Reams' family moved to Hudson in 1972, when his father chose a transfer to St. Paul over the options of moving to Washington, D.C., or Saudi Arabia.

"We arrived here from Ohio via California," said Rick, whose father worked for the telephone company. While still in high school Reams started to work for Jim Schmitz who owned Jim's Meats, which was in the present location. It was also a Tom Thumb Superette.

"I enjoyed the work and Jim made it fun," said Reams, who graduated from Hudson High School in 1979. "I always worked Sunday mornings. One Sunday he brought a front quarter of beef and started to cut it."

"I asked him how he knew where to cut," said Reams. "He taught and provided me with an education including learning how to cut." After graduation Reams stayed on learning more and more of the trade from Schmitz.

"In 1982, I decided I wanted to see more of the world so I enlisted in the Air Force for four years," said Reams. Two years later in 1984 he married Anne Koshenina, a native of Roberts. The couple met while she was a waitress at what was LaBon's Truck Stop and he was frequent customer because one of his closest friends worked there as well.

While stationed in Idaho, a spot working in the base commissary for a meat cutter opened up. Reams asked for it. Already, he was sensing what direction his life would lead, since he had been cutting elk, mule deer and antelope for other servicemen.

In January of 1986, after being discharged from the Air Force, he walked back through the door of Jim's Meats. Schmitz threw him an apron and offered him $5 per hour, 50 cents less than he had been making. Reams donned the apron and never left the store.

"I don't regret it a bit," said Reams. It was Aug. 1, 1987, when Schmitz, who had already severed ties with Tom Thumb, had 30 days left on his lease. Reams took over on Aug. 31, 1987, and he has never looked back.

Under his ownership, the business, which soon became RJ's Fresh Meats and then RJ's Fresh Meats and Groceries, has flourished.

"When I bought the store, we made five types of sausage and that was it," said Reams, who is a long-time member of two trade organizations: The American Association of Meat Processors and The Wisconsin Association of Meat Processors.

"The Association (AAMP) has made the store what it is," said Reams. "Today we have too many products to count; 50 different flavors of brats and 12 or 13 different snack sticks and nine different summer sausages are a few."

He credits much of his success to mentoring by fellow meat processors in the associations and from attending nearly all of the educational seminars offered by them.

The business remains family oriented with at least one family member being in the store every hour it is open.

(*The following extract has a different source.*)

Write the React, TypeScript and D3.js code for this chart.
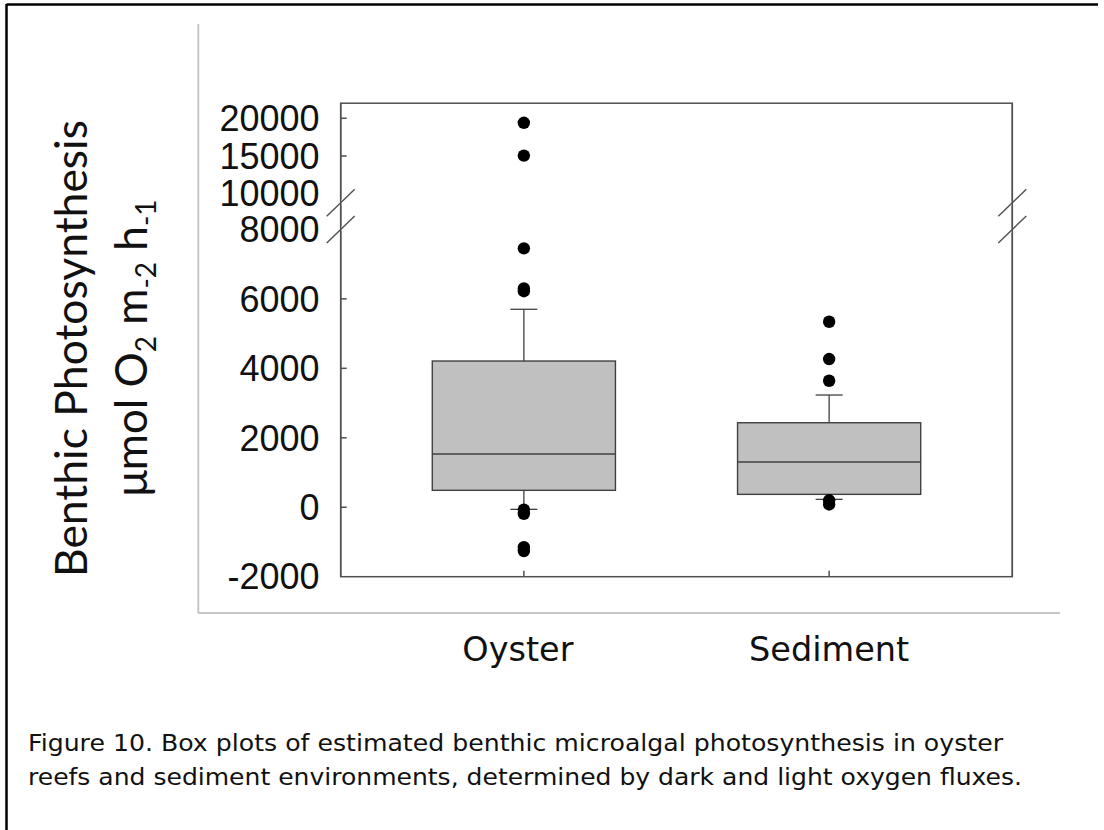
import React from 'react';
import * as d3 from 'd3';

// ---- data ----
const categories = ['Oyster', 'Sediment'];
const q1Values = [487, 371];
const medianValues = [1535, 1301];
const q3Values = [4210, 2433];
const whiskerLowValues = [-60, 227];
const whiskerHighValues = [5700, 3231];
const oysterOutliers = [19400, 15050, 7455, 6300, 6220, -70, -190, -1150, -1260];
const sedimentOutliers = [5341, 4267, 3642, 200, 80];
const outlierValues = [oysterOutliers, sedimentOutliers];

const lowerTickValues = [-2000, 0, 2000, 4000, 6000, 8000];
const upperTickValues = [10000, 15000, 20000];
const lowerDomain = [-2000, 8000];
const upperDomain = [10000, 22000];
const breakLower = 8000;
const breakUpper = 8800;

const yTitleLine1 = 'Benthic Photosynthesis';
const captionLine1 = 'Figure 10. Box plots of estimated benthic microalgal photosynthesis in oyster';
const captionLine2 = 'reefs and sediment environments, determined by dark and light oxygen fluxes.';

export default function App() {
  const W = 1104;
  const H = 830;
  const left = 340.7;
  const right = 1012.3;

  const x = d3.scalePoint<string>().domain(categories).range([left, right]).padding(0.6);
  const yLow = d3.scaleLinear().domain(lowerDomain).range([576.7, 229.4]);
  const yHigh = d3.scaleLinear().domain(upperDomain).range([193.7, 103.2]);
  const y = (v: number) => (v >= 9000 ? yHigh(v) : yLow(v));

  const step = x.step();
  const boxW = step * 0.6;
  const capW = 27;
  const top = yHigh(upperDomain[1]);
  const bottom = yLow(lowerDomain[0]);

  const frameColor = '#505050';
  const boxStroke = '#404040';
  const tickFont = "'Liberation Sans', Arial, sans-serif";

  const tickLabels = [
    ...lowerTickValues.map((v) => ({ v, y: yLow(v), mark: v > lowerDomain[0] && v < lowerDomain[1] })),
    ...upperTickValues.map((v) => ({ v, y: yHigh(v), mark: v > upperDomain[0] })),
  ];

  const breakYs = [yHigh(breakUpper), yLow(breakLower)];
  const labelShift = [-6, 0];

  return (
    <svg
      width={W}
      height={H}
      viewBox={`0 0 ${W} ${H}`}
      style={{ position: 'absolute', left: 0, top: 0, background: '#fff' }}
    >
      <rect x={0} y={0} width={W} height={H} fill="#fff" />
      {/* outer page border */}
      <line x1={6.5} y1={4.5} x2={1098} y2={4.5} stroke="#000" strokeWidth={2.5} />
      <line x1={6.5} y1={4} x2={6.5} y2={H} stroke="#000" strokeWidth={2.5} />

      {/* light gray L of picture frame */}
      <line x1={198.3} y1={24} x2={198.3} y2={613} stroke="#c6c6c6" strokeWidth={2} />
      <line x1={198.3} y1={613} x2={1060} y2={613} stroke="#c6c6c6" strokeWidth={2} />

      {/* plot frame */}
      <rect x={left} y={top} width={right - left} height={bottom - top} fill="none" stroke={frameColor} strokeWidth={1.5} />

      {/* y ticks + labels */}
      {tickLabels.map((t) => (
        <g key={t.v}>
          {t.mark && <line x1={left} x2={left + 6} y1={t.y} y2={t.y} stroke={frameColor} strokeWidth={1.5} />}
          <text
            x={319.5}
            y={t.y}
            dy="0.355em"
            textAnchor="end"
            fontFamily={tickFont}
            fontSize={36}
            fill="#111"
          >
            {t.v}
          </text>
        </g>
      ))}

      {/* axis break marks */}
      {[left, right].map((ax) =>
        breakYs.map((by, i) => (
          <g key={`${ax}-${i}`}>
            <line x1={ax - 14} y1={by + 13.5} x2={ax + 14} y2={by - 13.5} stroke="#fff" strokeWidth={4} />
            <line x1={ax - 14} y1={by + 13.5} x2={ax + 14} y2={by - 13.5} stroke={frameColor} strokeWidth={1.4} />
          </g>
        ))
      )}
      <line x1={left} x2={left} y1={top} y2={bottom} stroke={frameColor} strokeWidth={1.5} />
      <line x1={right} x2={right} y1={top} y2={bottom} stroke={frameColor} strokeWidth={1.5} />

      {/* x ticks */}
      {categories.map((c) => (
        <line key={c} x1={x(c)} x2={x(c)} y1={bottom} y2={bottom - 6} stroke={frameColor} strokeWidth={1.5} />
      ))}

      {/* boxes */}
      {categories.map((c, i) => {
        const cx = x(c) as number;
        return (
          <g key={c}>
            <line x1={cx} x2={cx} y1={y(whiskerHighValues[i])} y2={y(q3Values[i])} stroke={boxStroke} strokeWidth={1.3} />
            <line x1={cx} x2={cx} y1={y(q1Values[i])} y2={y(whiskerLowValues[i])} stroke={boxStroke} strokeWidth={1.3} />
            <line x1={cx - capW / 2} x2={cx + capW / 2} y1={y(whiskerHighValues[i])} y2={y(whiskerHighValues[i])} stroke={boxStroke} strokeWidth={1.3} />
            <line x1={cx - capW / 2} x2={cx + capW / 2} y1={y(whiskerLowValues[i])} y2={y(whiskerLowValues[i])} stroke={boxStroke} strokeWidth={1.3} />
            <rect
              x={cx - boxW / 2}
              y={y(q3Values[i])}
              width={boxW}
              height={y(q1Values[i]) - y(q3Values[i])}
              fill="#c0c0c0"
              stroke={boxStroke}
              strokeWidth={1.4}
            />
            <line x1={cx - boxW / 2} x2={cx + boxW / 2} y1={y(medianValues[i])} y2={y(medianValues[i])} stroke={boxStroke} strokeWidth={1.4} />
            {outlierValues[i].map((v, j) => (
              <circle key={j} cx={cx} cy={y(v)} r={6.2} fill="#000" />
            ))}
          </g>
        );
      })}

      {/* category labels */}
      {categories.map((c, i) => (
        <text
          key={c}
          x={(x(c) as number) + labelShift[i]}
          y={661}
          textAnchor="middle"
          fontFamily="'DejaVu Sans', sans-serif"
          fontSize={33.5}
          fill="#111"
        >
          {c}
        </text>
      ))}

      {/* y axis title */}
      <text
        transform="translate(87,348.5) rotate(-90)"
        textAnchor="middle"
        fontFamily="Lato, 'Open Sans', sans-serif"
        fontSize={44}
        textLength={457}
        lengthAdjust="spacingAndGlyphs"
        fill="#111"
      >
        {yTitleLine1}
      </text>
      <text
        transform="translate(147,348) rotate(-90)"
        textAnchor="middle"
        fontFamily="Lato, 'Open Sans', sans-serif"
        fontSize={44}
        fill="#111"
      >
        <tspan>μmol O</tspan>
        <tspan fontSize={28} dy={9}>2</tspan>
        <tspan dy={-9}> m</tspan>
        <tspan fontSize={28} dy={9}>-2</tspan>
        <tspan dy={-9}> h</tspan>
        <tspan fontSize={28} dy={9}>-1</tspan>
      </text>

      {/* caption */}
      <text
        x={28}
        y={751}
        fontFamily="'DejaVu Sans', sans-serif"
        fontSize={23.5}
        textLength={975}
        lengthAdjust="spacingAndGlyphs"
        fill="#111"
      >
        {captionLine1}
      </text>
      <text
        x={28}
        y={785}
        fontFamily="'DejaVu Sans', sans-serif"
        fontSize={23.5}
        textLength={994}
        lengthAdjust="spacingAndGlyphs"
        fill="#111"
      >
        {captionLine2}
      </text>
    </svg>
  );
}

"Some Saturdays nothing but Reams are here," said Rick. "It's been rewarding. I have had extended family work here as well including three nieces." Anne has worked right alongside Rick and added a bakery department, which provides fresh rolls and buns to compliment the meat products.

All three of their sons have worked there as well.

The second generation of Reams is already involved. Anthony, the oldest son works full time and Aaron, who is finishing a degree in business management at UW-River Falls, currently works there and plans to join the business full time after graduation.Joe who will be a senior at HHS this fall, works part-time at the store.

RJ's Fresh Meats and Groceries is open Monday through Friday from 7 a.m. to 8 p.m.; the meat cutting department opens at 8 a.m. On Saturday both are open from 8 a.m. to 8 p.m. and on Sunday both are open from 11 a.m. to 3 p.m.

"People question why I have shortened hours on Sunday," said Reams. "I realized one day that the young man standing tall next to me was my son. It was time to take more time for the family."